Cross-examined by MR. GEOGHEGAN. Some of this silver in the box is cuttings; a very small portion—there are several thimbles—some of the pieces bear crests and monograms; this is the back of a watch—none of the pieces have been traced to any burglary—I find on the crucible the name of T. Fletcher, Warrington—I don't know that Messrs.

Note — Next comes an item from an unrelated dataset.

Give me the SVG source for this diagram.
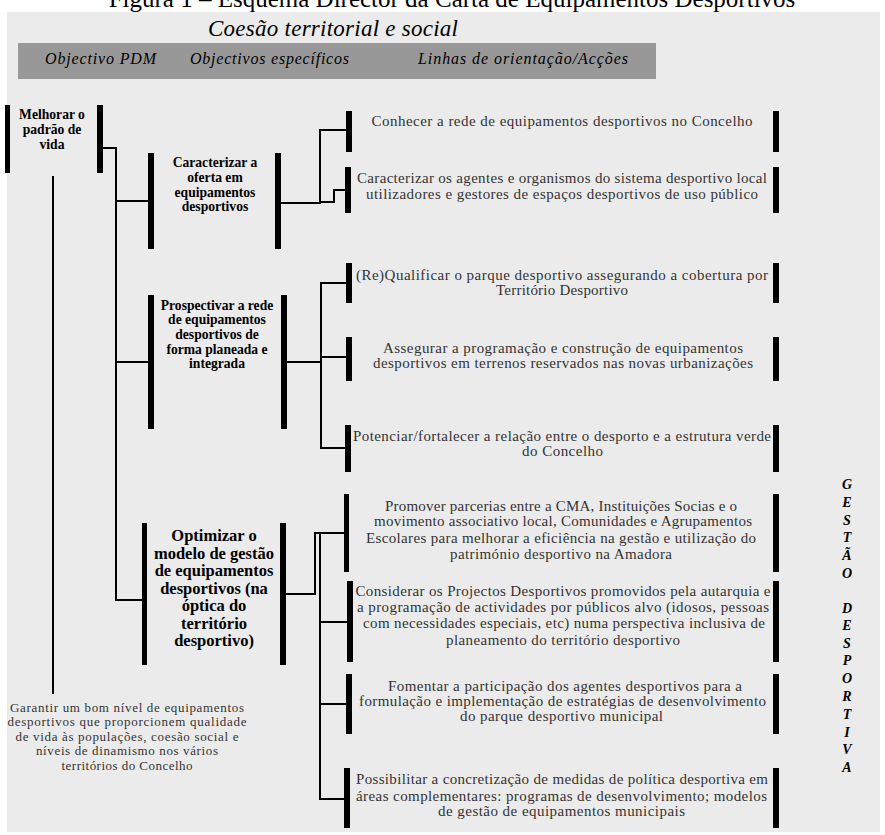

Pringle and Co. sell crucibles like it; this catalogue contains an illustration very much like it—before I went to Redfearn's I had seen Smith, and had a conversation with him—I did not know where to find the kettle—you could not see it from outside the shop—I was in the shop half or three-quarters of a hour before I found it, and then I did so by getting on a stool—he told me he had been for forty years a jeweller in the Edgware Road; that is not true—he has been there fifteen years—I never searched a jeweller's premises before—most manufacturing jewellers are refiners; they would have a larger apparatus, but they might have one like this—Redfearn was not a manufacturer, but only a retail dealer in old and new plate—this apparatus is not large enough for a refiner.

Re-examined. On January 25th I found Saunders at Marylebone Police-court—I said to him, "Since you were arrested for the burglary at 97, Cornwall Road, a man named Redfearn, a jeweller, whom I believe you know, has been arrested for receiving this silver kettle; you will now be charged with being concerned with Redfearn, well knowing it was stolen with other articles"—he said, "Why, does the old man say I sold it to him? I can prove I did not sell it. Why, he said it was stolen from his shop. I can bring witnesses to prove I did not sell it to him"—Redfearn had given evidence at the Police-court to the effect that the article had been stolen from his premises, and Saunders would have heard that—I took possession of several books at Redfearn's place, among them a bought book—there was no entry of a purchase of a kettle in April—there appears every month an entry of the purchase of so many ounces of old gold and silver, with the price, without details—on April 13th the amount is £14 4s.—the lists were left by different officers during all this, time.

By MR. GEOGHEGAN. The toast-rack and soda-water bottle stand were not concealed—some articles had to be behind others—the shop is well stocked—I only took away what I thought might be identified; I left the bulk behind—I went to Smith, not in consequence of this matter; I thought he might tell me something—I purposely met him in the Edgware Road in October, after seeing him come out of the shop—I had a conversation with him in January—I questioned him about the kettle, and learnt what he has deposed to—I then had the kettle, and Redfearn was in custody—I should think it was not in consequence of anything that passed between me and Smith that he was discharged from his employment—Saunders was in custody before he was charged with this.


SAUNDERS then PLEADED GUILTY to a conviction of felony in February, 1892, at this Court in the name of James Andrews . He had been convicted on nine other occasions, and had twice been sentenced to Seven Years' Penal Servitude.— Four Years Penal Servitude.

RED-FEARN had been convicted of bigamy.— Three Years' Penal Servitude. There were other indictments against the prisoners.